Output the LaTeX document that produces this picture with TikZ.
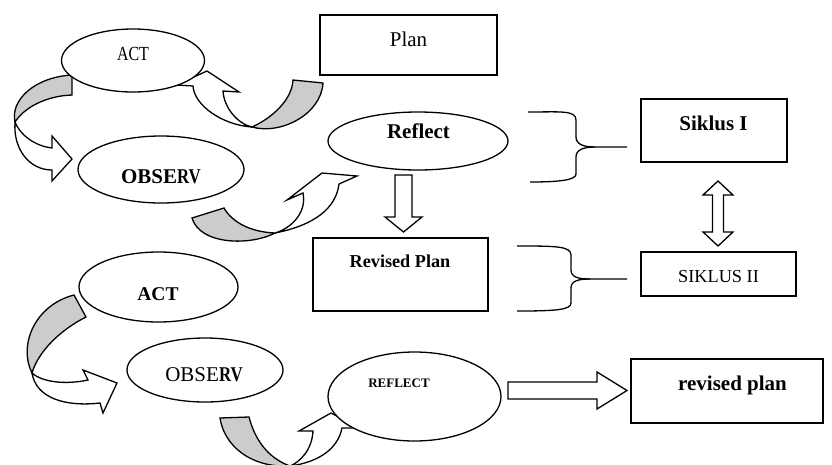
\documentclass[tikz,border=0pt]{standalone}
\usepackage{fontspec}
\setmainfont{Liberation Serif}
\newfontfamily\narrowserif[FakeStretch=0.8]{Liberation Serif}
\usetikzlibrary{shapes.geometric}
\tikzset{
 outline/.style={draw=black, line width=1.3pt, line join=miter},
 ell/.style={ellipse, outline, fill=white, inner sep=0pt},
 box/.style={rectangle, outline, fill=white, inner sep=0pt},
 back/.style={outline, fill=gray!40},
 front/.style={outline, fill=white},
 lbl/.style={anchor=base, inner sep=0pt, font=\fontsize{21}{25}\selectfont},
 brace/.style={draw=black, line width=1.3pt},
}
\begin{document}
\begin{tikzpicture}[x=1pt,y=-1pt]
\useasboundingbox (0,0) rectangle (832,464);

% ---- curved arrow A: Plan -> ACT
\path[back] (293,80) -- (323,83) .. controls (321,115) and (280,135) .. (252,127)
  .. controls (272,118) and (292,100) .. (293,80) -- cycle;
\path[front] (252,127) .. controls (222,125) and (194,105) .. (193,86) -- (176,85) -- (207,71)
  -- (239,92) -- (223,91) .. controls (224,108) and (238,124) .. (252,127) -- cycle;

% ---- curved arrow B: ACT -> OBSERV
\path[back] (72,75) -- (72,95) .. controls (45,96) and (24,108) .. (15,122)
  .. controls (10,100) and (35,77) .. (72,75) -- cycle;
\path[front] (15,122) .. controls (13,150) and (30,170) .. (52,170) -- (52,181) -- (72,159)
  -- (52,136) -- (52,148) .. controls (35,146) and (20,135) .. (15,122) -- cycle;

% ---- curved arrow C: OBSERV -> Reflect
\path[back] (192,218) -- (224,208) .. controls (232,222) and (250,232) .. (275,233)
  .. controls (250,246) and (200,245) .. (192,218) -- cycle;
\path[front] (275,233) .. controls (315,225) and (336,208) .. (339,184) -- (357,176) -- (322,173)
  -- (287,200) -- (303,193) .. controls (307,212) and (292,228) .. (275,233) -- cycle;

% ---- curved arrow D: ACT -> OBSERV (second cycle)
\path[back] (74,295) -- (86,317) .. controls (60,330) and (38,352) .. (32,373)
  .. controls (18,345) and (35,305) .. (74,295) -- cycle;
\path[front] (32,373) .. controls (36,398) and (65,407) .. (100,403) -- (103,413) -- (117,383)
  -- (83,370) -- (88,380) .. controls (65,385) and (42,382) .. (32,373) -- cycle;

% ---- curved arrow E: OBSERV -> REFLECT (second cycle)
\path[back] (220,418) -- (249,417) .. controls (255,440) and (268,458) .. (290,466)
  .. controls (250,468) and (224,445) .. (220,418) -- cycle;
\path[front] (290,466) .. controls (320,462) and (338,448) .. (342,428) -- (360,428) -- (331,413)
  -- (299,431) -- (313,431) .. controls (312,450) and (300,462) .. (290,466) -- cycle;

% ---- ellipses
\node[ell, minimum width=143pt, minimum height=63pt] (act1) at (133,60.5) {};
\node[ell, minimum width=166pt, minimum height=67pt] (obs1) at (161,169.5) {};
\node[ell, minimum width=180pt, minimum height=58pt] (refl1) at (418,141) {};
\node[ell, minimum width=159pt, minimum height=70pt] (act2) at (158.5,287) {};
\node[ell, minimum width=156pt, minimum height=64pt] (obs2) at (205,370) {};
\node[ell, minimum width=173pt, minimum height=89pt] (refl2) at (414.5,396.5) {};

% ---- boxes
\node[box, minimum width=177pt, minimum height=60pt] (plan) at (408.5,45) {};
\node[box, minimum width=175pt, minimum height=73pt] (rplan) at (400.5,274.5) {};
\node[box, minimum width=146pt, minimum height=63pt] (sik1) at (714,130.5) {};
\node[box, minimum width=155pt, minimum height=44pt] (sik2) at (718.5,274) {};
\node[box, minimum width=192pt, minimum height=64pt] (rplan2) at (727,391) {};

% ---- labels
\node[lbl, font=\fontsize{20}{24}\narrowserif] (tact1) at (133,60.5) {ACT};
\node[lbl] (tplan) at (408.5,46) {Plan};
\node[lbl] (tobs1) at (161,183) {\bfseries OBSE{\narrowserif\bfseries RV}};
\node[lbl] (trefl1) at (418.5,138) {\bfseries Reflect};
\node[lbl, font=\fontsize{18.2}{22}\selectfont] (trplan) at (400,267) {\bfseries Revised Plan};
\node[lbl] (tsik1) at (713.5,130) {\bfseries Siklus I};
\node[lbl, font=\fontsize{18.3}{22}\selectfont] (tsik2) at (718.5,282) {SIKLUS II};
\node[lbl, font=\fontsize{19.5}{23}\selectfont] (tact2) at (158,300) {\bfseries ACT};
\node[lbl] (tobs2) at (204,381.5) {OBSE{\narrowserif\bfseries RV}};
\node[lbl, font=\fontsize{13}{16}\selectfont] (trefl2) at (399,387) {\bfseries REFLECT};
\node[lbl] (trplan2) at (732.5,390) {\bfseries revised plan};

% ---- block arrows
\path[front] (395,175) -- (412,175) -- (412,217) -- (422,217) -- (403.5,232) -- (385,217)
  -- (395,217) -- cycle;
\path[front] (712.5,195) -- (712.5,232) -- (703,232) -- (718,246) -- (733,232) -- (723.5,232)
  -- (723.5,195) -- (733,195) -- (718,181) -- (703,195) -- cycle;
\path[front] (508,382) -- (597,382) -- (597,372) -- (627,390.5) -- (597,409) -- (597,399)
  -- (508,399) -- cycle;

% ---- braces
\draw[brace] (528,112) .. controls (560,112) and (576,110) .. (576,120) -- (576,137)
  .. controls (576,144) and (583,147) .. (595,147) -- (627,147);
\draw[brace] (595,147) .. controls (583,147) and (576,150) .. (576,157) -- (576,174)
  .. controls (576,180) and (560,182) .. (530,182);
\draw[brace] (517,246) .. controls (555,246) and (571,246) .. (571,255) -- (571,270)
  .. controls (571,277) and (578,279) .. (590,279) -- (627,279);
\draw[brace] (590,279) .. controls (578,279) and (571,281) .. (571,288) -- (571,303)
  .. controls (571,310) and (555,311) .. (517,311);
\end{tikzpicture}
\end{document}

************

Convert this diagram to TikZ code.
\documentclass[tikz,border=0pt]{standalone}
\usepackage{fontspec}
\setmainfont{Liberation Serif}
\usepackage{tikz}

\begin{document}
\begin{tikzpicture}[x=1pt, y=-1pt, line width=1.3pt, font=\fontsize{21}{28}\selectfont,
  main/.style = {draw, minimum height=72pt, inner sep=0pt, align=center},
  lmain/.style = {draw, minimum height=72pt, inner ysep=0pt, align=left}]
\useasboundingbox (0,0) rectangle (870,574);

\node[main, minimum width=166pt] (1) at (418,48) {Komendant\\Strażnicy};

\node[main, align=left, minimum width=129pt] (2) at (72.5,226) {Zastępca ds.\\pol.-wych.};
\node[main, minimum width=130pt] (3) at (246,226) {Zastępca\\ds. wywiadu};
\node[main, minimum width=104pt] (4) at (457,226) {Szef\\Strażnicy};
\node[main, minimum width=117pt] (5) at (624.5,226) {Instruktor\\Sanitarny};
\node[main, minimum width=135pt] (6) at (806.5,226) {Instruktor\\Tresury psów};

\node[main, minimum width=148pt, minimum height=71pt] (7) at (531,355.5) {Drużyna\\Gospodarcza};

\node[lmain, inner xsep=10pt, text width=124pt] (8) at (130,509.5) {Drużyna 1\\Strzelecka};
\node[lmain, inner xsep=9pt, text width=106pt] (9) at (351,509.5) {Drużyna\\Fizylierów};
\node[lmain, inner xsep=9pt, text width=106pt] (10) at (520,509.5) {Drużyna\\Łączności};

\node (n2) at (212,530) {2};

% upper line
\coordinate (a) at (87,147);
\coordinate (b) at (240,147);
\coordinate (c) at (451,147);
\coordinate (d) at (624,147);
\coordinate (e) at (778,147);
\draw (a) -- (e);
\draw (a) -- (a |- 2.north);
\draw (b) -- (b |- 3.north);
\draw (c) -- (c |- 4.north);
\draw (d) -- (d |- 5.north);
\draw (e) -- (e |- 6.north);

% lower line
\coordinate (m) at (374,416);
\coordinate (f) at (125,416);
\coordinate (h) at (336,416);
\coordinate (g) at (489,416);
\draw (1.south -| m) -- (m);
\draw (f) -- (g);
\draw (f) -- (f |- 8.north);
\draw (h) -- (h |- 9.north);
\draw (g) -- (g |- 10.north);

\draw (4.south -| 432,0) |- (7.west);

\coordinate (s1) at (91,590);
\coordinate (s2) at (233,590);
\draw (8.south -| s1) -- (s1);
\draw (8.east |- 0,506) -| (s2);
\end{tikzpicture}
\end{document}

************

## TASK BRIEF
Exactly the lines from the one with "Output the LaTeX" through the one with "-- (239,92) -- (223,91)" are to be reproduced, and no pictures with them.

## ANSWER TO THIS PROBLEM
Output the LaTeX document that produces this picture with TikZ.
\documentclass[tikz,border=0pt]{standalone}
\usepackage{fontspec}
\setmainfont{Liberation Serif}
\newfontfamily\narrowserif[FakeStretch=0.8]{Liberation Serif}
\usetikzlibrary{shapes.geometric}
\tikzset{
 outline/.style={draw=black, line width=1.3pt, line join=miter},
 ell/.style={ellipse, outline, fill=white, inner sep=0pt},
 box/.style={rectangle, outline, fill=white, inner sep=0pt},
 back/.style={outline, fill=gray!40},
 front/.style={outline, fill=white},
 lbl/.style={anchor=base, inner sep=0pt, font=\fontsize{21}{25}\selectfont},
 brace/.style={draw=black, line width=1.3pt},
}
\begin{document}
\begin{tikzpicture}[x=1pt,y=-1pt]
\useasboundingbox (0,0) rectangle (832,464);

% ---- curved arrow A: Plan -> ACT
\path[back] (293,80) -- (323,83) .. controls (321,115) and (280,135) .. (252,127)
  .. controls (272,118) and (292,100) .. (293,80) -- cycle;
\path[front] (252,127) .. controls (222,125) and (194,105) .. (193,86) -- (176,85) -- (207,71)
  -- (239,92) -- (223,91) .. controls (224,108) and (238,124) .. (252,127) -- cycle;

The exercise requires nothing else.